O Supremo Tribunal Federal (STF) somou ontem dois votos para que a nova Lei de Improbidade Administrativa – mais benéfica aos réus que a anterior – possa ser aplicada em processos sobre atos culposos (sem intenção) que ainda estejam em curso.

Na prática, esse entendimento, se prevalecer, pode beneficiar políticos que já foram condenados por improbidade, mas ainda têm recursos pendentes – caso do presidente da Câmara dos Deputados, Arthur Lira (PP-AL), e do ex-ministro da Saúde Eduardo Pazuello, que pretendem se candidatar às eleições.

Manifestaram-se nesse sentido o relator, ministro Alexandre de Moraes, e o ministro André Mendonça. Em seguida, a sessão foi suspensa, para continuidade na sessão de hoje. Ainda faltam se posicionar os ministros Nunes Marques, Edson Fachin, Luís Roberto Barroso, Rosa Weber, Cármen Lúcia, Dias Toffoli, Ricardo Lewandowski, Gilmar Mendes e o presidente do STF, Luiz Fux.

Apesar de concordarem quanto aos casos que ainda estão em andamento, Moraes e Mendonça divergiram quanto às ações que já transitaram em julgado – ou seja, cujas possibilidades de recorrer estão esgotadas – e quanto à retroatividade dos novos prazos de prescrição, mais curtos que os previstos anteriormente.

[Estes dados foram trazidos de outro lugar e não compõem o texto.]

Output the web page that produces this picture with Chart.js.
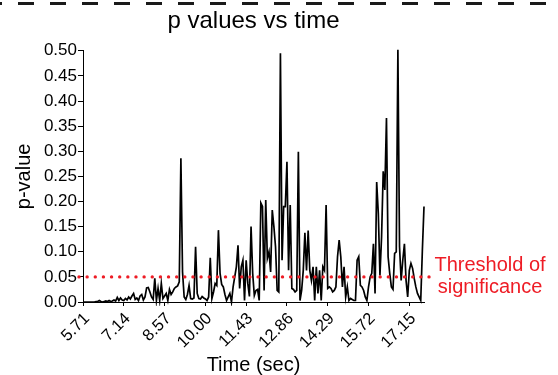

Segundo o relator, não há como reabrir sentenças que já foram consideradas definitivas pela Justiça, seja por atos culposos ou dolosos (aqueles cometidos deliberadamente, visando o enriquecimento ilícito e o prejuízo aos cofres públicos). Para Mendonça, entretanto, é possível que as defesas usem a nova lei, sancionada no ano passado, para mover ações rescisórias e requerer indenizações do Estado.

Em relação à prescrição, Moraes votou pela não retroatividade dos novos prazos. “A inércia do Estado nunca poderá ser caracterizada por uma lei futura que, diminuindo os prazos prescricionais, passe a exigir o impossível, ou seja, que, retroativamente o poder público – que foi diligente e atuou dentro dos prazos à época existentes – cumpra algo até então inexistente.”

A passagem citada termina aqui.